As we have seen, and perhaps not coincidentally, the campaign against popery, superstition and profaneness had been stepped up during 1643. Scottish commissioners in London during the spring and summer of 1643 were witness to a more advanced process of purification than anything that had previously been undertaken as the Harley Committee, supported by the authorities in London, had started its campaign against exactly these things. Reformation of the physical space of English churches and towns, and purification of the liturgy, could be identified as pushing forward the preaching of the Word, and the right administration of the sacraments. Completion of the military alliance with the Covenanters coincided with an escalation of this second phase of iconoclasm, a campaign which was apparently more top-down than the relatively spontaneous reactions against Laudianism in 1640-42. On 26 August, the day that the Solemn League and Covenant was received at Westminster and immediately referred to the Westminster Assembly, the Lords approved an ordinance ‘for the utter demolishing, removing and taking away of all monuments of superstition or idolatry’. It had been in production since June, and the terms echoed the Commons order of 8 September 1641 and the remit of the Harley Committee. But it was also broader in scope, more detailed and conducted nationally on a legislative basis. It called for the removal of altar tables and tables of stone. Communion tables were to be moved away from the east end of the church and all rails removed; tapers, candlesticks and basins taken off the communion table and no such things to be used. Crucifixes and crosses, images and pictures of the Virgin Mary and the saints, and superstitious inscriptions were all to be removed. This was a far wider campaign than the attacks on Laudian innovations in 1640-42: Michael Herring, for example, the churchwarden of St Mary Woolchurch, London, had at that time been reprimanded for defacing superstitious inscriptions. In adding crosses, the saints and superstitious inscriptions the legislation went further than previous orders, and also embraced not just the interiors of places of worship but also churchyards and other places belonging to churches and chapels, and ‘any other open space’. The orders were not simply for removal either, but that these things should be defaced.22
It was this ordinance that set in train one of the more remarkable careers of the 1640s.
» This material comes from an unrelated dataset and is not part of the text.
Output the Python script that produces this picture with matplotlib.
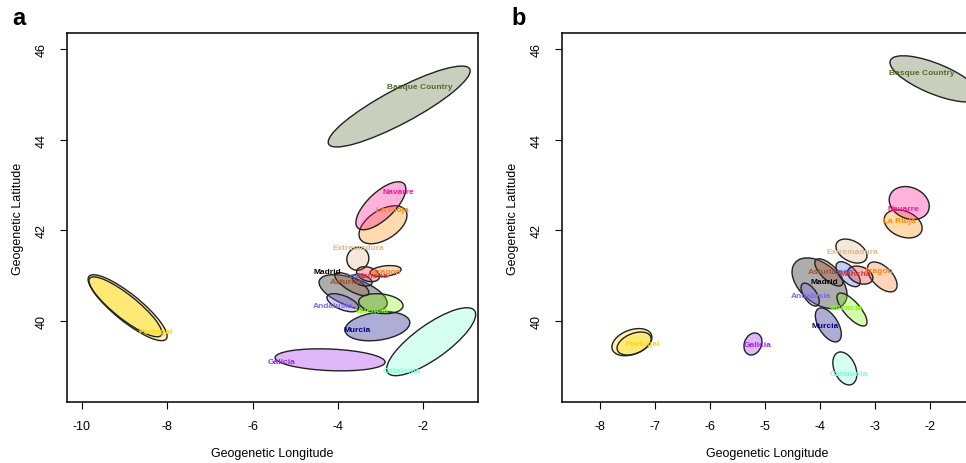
import numpy as np
import matplotlib
matplotlib.use('Agg')
import matplotlib.pyplot as plt
from matplotlib.patches import Ellipse

plt.rcParams['font.family'] = ['Liberation Sans', 'DejaVu Sans']

# regions, drawn in this order (Portugal has two posterior ellipses)
regions = ["Portugal", "", "Galicia", "Madrid", "Asturias", "Andalusia", "Valencia", "Murcia",
           "Catalonia", "Extremadura", "Aragon", "Leon", "Mancha", "La Rioja", "Navarre", "Basque Country"]
colors = ["#FFD700", "#FFD700", "#A020F0", "#000000", "#A0522D", "#7B68EE", "#7CFC00", "#000080",
          "#7FFFD4", "#DEB887", "#FF7F24", "#4169E1", "#EE2C2C", "#FF8C00", "#FF1493", "#556B2F"]

# panel a: centre, sd and correlation of each ellipse, then label position
a_cx = [-8.93, -8.98, -4.18, -3.64, -3.67, -3.88, -2.99, -3.07, -1.81, -3.53, -2.88, -3.43, -3.29, -2.94, -2.99, -2.56]
a_cy = [40.29, 40.31, 39.14, 40.62, 40.81, 40.40, 40.38, 39.88, 39.54, 41.37, 41.10, 40.90, 41.03, 42.12, 42.54, 44.73]
a_sx = [0.927, 0.856, 1.29, 0.80, 0.40, 0.375, 0.52, 0.76, 1.044, 0.258, 0.364, 0.235, 0.27, 0.563, 0.586, 1.665]
a_sy = [0.728, 0.662, 0.243, 0.40, 0.254, 0.20, 0.22, 0.32, 0.75, 0.254, 0.121, 0.13, 0.165, 0.419, 0.53, 0.893]
a_rho = [-0.86, -0.87, -0.2, -0.57, -0.75, -0.57, -0.2, 0.25, 0.80, 0.05, 0.3, -0.4, -0.3, 0.5, 0.7, 0.88]
a_lx = [-8.26, -8.26, -5.31, -4.25, -3.78, -4.11, -3.20, -3.55, -2.49, -3.52, -2.85, -3.59, -3.20, -2.73, -2.59, -2.07]
a_ly = [39.76, 39.76, 39.10, 41.08, 40.86, 40.35, 40.22, 39.82, 38.90, 41.61, 41.10, 41.00, 41.00, 42.45, 42.85, 45.18]

# panel b
b_cx = [-7.42, -7.38, -5.22, -4.01, -3.84, -4.18, -3.42, -3.85, -3.55, -3.43, -2.87, -3.49, -3.27, -2.49, -2.38, -1.91]
b_cy = [39.53, 39.50, 39.49, 40.83, 41.07, 40.58, 40.25, 39.91, 38.95, 41.54, 40.97, 41.03, 41.01, 42.14, 42.60, 45.34]
b_sx = [0.364, 0.31, 0.164, 0.50, 0.255, 0.165, 0.273, 0.236, 0.218, 0.282, 0.27, 0.22, 0.23, 0.345, 0.364, 0.82]
b_sy = [0.30, 0.254, 0.243, 0.56, 0.30, 0.254, 0.364, 0.375, 0.364, 0.265, 0.33, 0.276, 0.2, 0.31, 0.364, 0.51]
b_rho = [0.35, 0.4, 0.2, -0.45, -0.7, -0.6, -0.75, -0.55, -0.35, -0.4, -0.55, -0.6, -0.3, -0.3, -0.2, -0.71]
b_lx = [-7.22, -7.22, -5.13, -3.93, -3.91, -4.16, -3.53, -3.91, -3.47, -3.42, -2.93, -3.58, -3.36, -2.55, -2.49, -2.15]
b_ly = [39.51, 39.51, 39.47, 40.86, 41.08, 40.55, 40.29, 39.89, 38.83, 41.54, 41.12, 41.08, 41.04, 42.21, 42.49, 45.47]

a_xticks = [-10, -8, -6, -4, -2]
b_xticks = [-8, -7, -6, -5, -4, -3, -2]
yticks = [40, 42, 44, 46]


def cov_ellipse(cx, cy, sx, sy, rho, col):
    cov = np.array([[sx * sx, rho * sx * sy], [rho * sx * sy, sy * sy]])
    vals, vecs = np.linalg.eigh(cov)
    ang = np.degrees(np.arctan2(vecs[1, 1], vecs[0, 1]))
    return Ellipse((cx, cy), 2 * np.sqrt(vals[1]), 2 * np.sqrt(vals[0]), angle=ang,
                   facecolor=matplotlib.colors.to_rgba(col, 0.32), edgecolor='#222222', lw=1.0)


def draw_panel(ax, cx, cy, sx, sy, rho, lx, ly, xticks, xlim):
    for i in range(len(regions)):
        ax.add_patch(cov_ellipse(cx[i], cy[i], sx[i], sy[i], rho[i], colors[i]))
    for i in range(len(regions)):
        if regions[i]:
            ax.text(lx[i], ly[i], regions[i], color=colors[i], fontsize=6, fontweight='bold',
                    ha='center', va='center')
    ax.set_xlim(xlim)
    ax.set_ylim(38.21, 46.35)
    ax.set_xticks(xticks)
    ax.set_yticks(yticks)
    ax.set_xticklabels([str(t) for t in xticks])
    ax.set_yticklabels([str(t) for t in yticks], rotation=90, va='center')
    ax.tick_params(direction='out', length=5, width=0.8, labelsize=9)
    ax.tick_params(axis='x', pad=8)
    ax.tick_params(axis='y', pad=9)
    for s in ax.spines.values():
        s.set_linewidth(1.1)
    ax.set_xlabel('Geogenetic Longitude', fontsize=9, labelpad=11)
    ax.set_ylabel('Geogenetic Latitude', fontsize=9, labelpad=8)


fig = plt.figure(figsize=(9.66, 4.64), dpi=100)
ax1 = fig.add_axes([0.0694, 0.1315, 0.4255, 0.795])
ax2 = fig.add_axes([0.5818, 0.1315, 0.4255, 0.795])

draw_panel(ax1, a_cx, a_cy, a_sx, a_sy, a_rho, a_lx, a_ly, a_xticks, (-10.35, -0.71))
draw_panel(ax2, b_cx, b_cy, b_sx, b_sy, b_rho, b_lx, b_ly, b_xticks, (-8.69, -1.22))

fig.text(0.013, 0.96, 'a', fontsize=17, fontweight='bold', va='center', ha='left')
fig.text(0.529, 0.96, 'b', fontsize=17, fontweight='bold', va='center', ha='left')

fig.savefig('out.png', dpi=100)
Through the following spring an otherwise obscure man, William Dowsing, set about his own
work in God’s cause with great energy. A working farmer of relatively modest means, Dowsing was clearly a godly man. He collected a serious library of religious books, the earliest acquisitions illegal imports from the Low Countries dealing with separatism. In his mid-forties by the time war broke out, he served as Provost Marshal to the Eastern Association armies from August 1643 – responsible for military discipline. In December of that year, however, he surrendered his commission in favour of appointment as commissioner for removing the monuments of idolatry and superstition from the churches of the Eastern Association. This he did, with tremendous commitment, and over the next four months he visited 200 churches. On 15 April he visited three churches near his home in Suffolk, removing fifty-six superstitious pictures. This was the end of his most vigorous phase: in the coming five months he visited barely thirty more.23 Perhaps his farm absorbed his energies over the summer, and by the autumn the Earl of Manchester’s command was no longer secure. Thereafter, this kind of purification became the responsibility of churchwardens. In a relatively brief period, however, the first third or half of 1644, a yeoman farmer had cleansed most of the churches in Cambridgeshire and, with at least eight deputies, most of those in Suffolk too. There are signs of his presence in Essex and Norfolk too.24
In all this Dowsing was careful to act within the law, interpreting the ordinances empowering him very carefully: what he took into account changed as the legislation changed, and he sometimes argued the case with local authorities. The actual work of destruction was often left in the hands of churchwardens, constables or respectable local gentlemen. Here, as in the destruction of Cheapside Cross or the activities of the Harley Committee, was iconoclasm shorn of any association with sedition or lawlessness. As with those measures too, here was an opportunity for godly solidarity. Dowsing, almost certainly an Independent by inclination, was acting under orders from Manchester, a godly man who inclined towards Presbyterianism. Manchester, although conservative on church government, was very active in promoting the ejection of scandalous ministers and his father had, in the 1630s, taken a sympathetic view of the famous iconoclast Henry Sherfield. He was one of the members of the Lords who had supported the Commons order of September 1641, suggesting a long-term commitment to this issue.25 Dowsing’s books contain annotations which reveal a loss of confidence from 1645 onwards, as divisions among the godly and anxiety about the abuses of religious liberty by sectarians sapped his confidence about the authority of the cause.26 But in 1644 these concerns lay in the future – here was a high-water mark of godly activism, in which differences over church government were marginal, or not of the essence.